EATING ON THE ROAD-- A ROCK STAR'S PERSPECTIVE: FRANZ FERDINAND LEAD SINGER RELEASES A BOOK, SOUND BITES
I'm agnostic on Franz Ferdinand's music. Their manager is an old friend of mine; otherwise I probably wouldn't have ever heard of them. I wound up liking "Take Me Out" well enough but it didn't wind up on my iPod's most-played list. I can't say I paid the Glasgow-based rockers much attention. After hearing an engaging and witty interview with lead singer Alex Kapranos today on NPR, I realize I need to go back and pay closer attention. Before he was a rock star, Kapranos was a chef-- as was Bob Hardy, the band's bass player; they learned all about restaurants from master chef Martin Teplitzsky who forged a kitchen team and played the Stooges and the Velvet Underground all day. And then Kapranos started writing a rocker's-eyed-view restaurant column for the Guardian which was released by Penguin this month as a book. (Here's an example of one of his columns/chapters, eating in Prague.) Sound Bites is all about the band's two and a half trips around the world, what they ate, who they ate it with and... well lots of color.

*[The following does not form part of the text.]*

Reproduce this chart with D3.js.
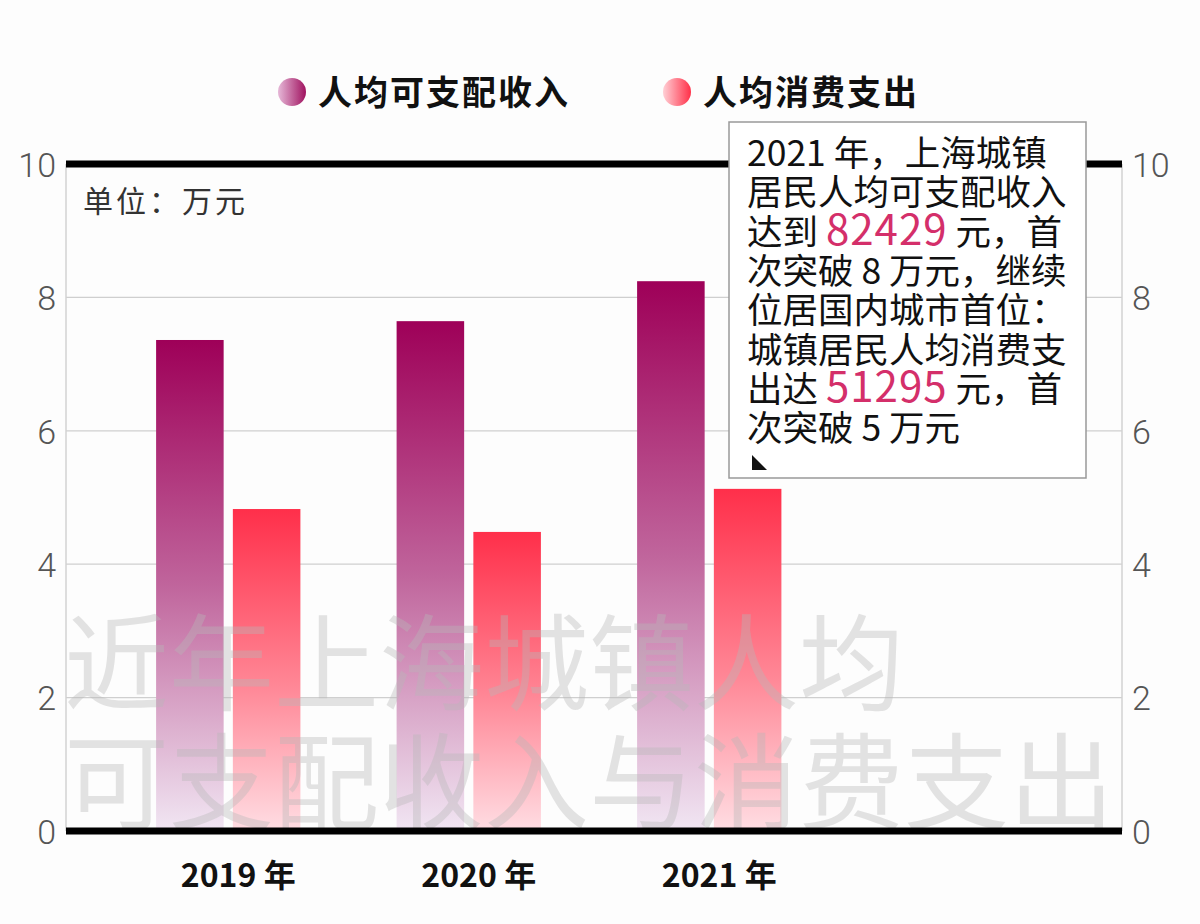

Just as I was about to switch the radio station to Air America, Kapranos, started talking about how to avoid the horrors of bad food on the road. I figured that had to be better than anything Ed Schultz was likely to talk about so I stayed and listened. A lot of what he talked about-- prodded, although not for no reason, by the host-- were "the weirdest things I ever ate." like deep fried insects in Bangkok (tasted fine, he said, but then you have to deal with the mandibles that get stuck between your teeth), bulls' balls in Buenos Aires (criadillas, worst thing he ever ate, kind of metalic-tasting), fishbrain bread in Finland and that Japanese blowfish that can kill you if it isn't prepared properly. And haggis.